Apparently, Slate and Shattuck did a great deal of baby name research, looking into names originating from a region in Eastern Europe where Slate traces her ancestry. Originally, the couple liked the name Bagrat — a name of Armenian and Persian origin meaning “gift of God” — even using the name to address the in-utero baby. However, in classic Slate fashion, she told Kimmel that they kept calling the baby an Americanized pronunciation of the name, “Bag rat” — which, she adds, “I’m sure is not how to pronounce that.”

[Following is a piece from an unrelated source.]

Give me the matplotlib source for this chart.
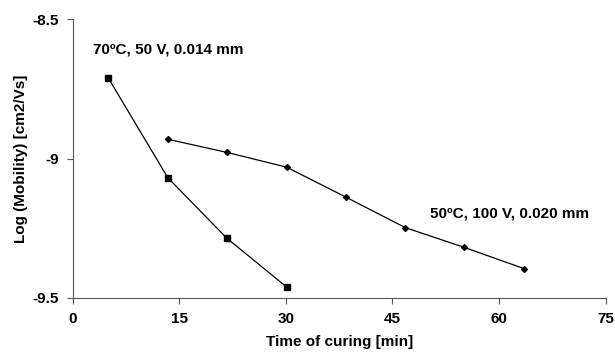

According to Vulture, Slate and Shattuck named their baby Ida Lupine because it is “inspired by the couple’s favorite flower.” Lupine is, of course, a beautiful springtime wildflower. The first part of this lovely name — Ida — is of Germanic roots, meaning “industrious one.” While Ida hasn’t been even a top 1,000 name in the US since the 1980s, it is very popular in Scandinavia today, and given the popularity of similar names like Ava, it’s sure to be on the rise.
Ida may not be a name with Jewish origins, but myriad Jewish Idas give this name a truly badass legacy. Among them is Russian Jewish immigrant Ida Cohen Rosenthal (1886 – 1973), who owned a dress shop in Manhattan and designed some of the first modern bras for women. With her husband, she founded the first bra company in the US., which is now known as Maidenform. There’s also Canadian-Yiddish poet Ida Maze (1893-1962) and dancer Ida Rubenstein (1883 – 1960) — who broke boundaries of sexuality and respectability while gaining fame in Paris and beyond.
What a beautiful, meaningful name, and we are so excited for Slate and Shattuck about all the adventures to come with their growing family. Mazel tov!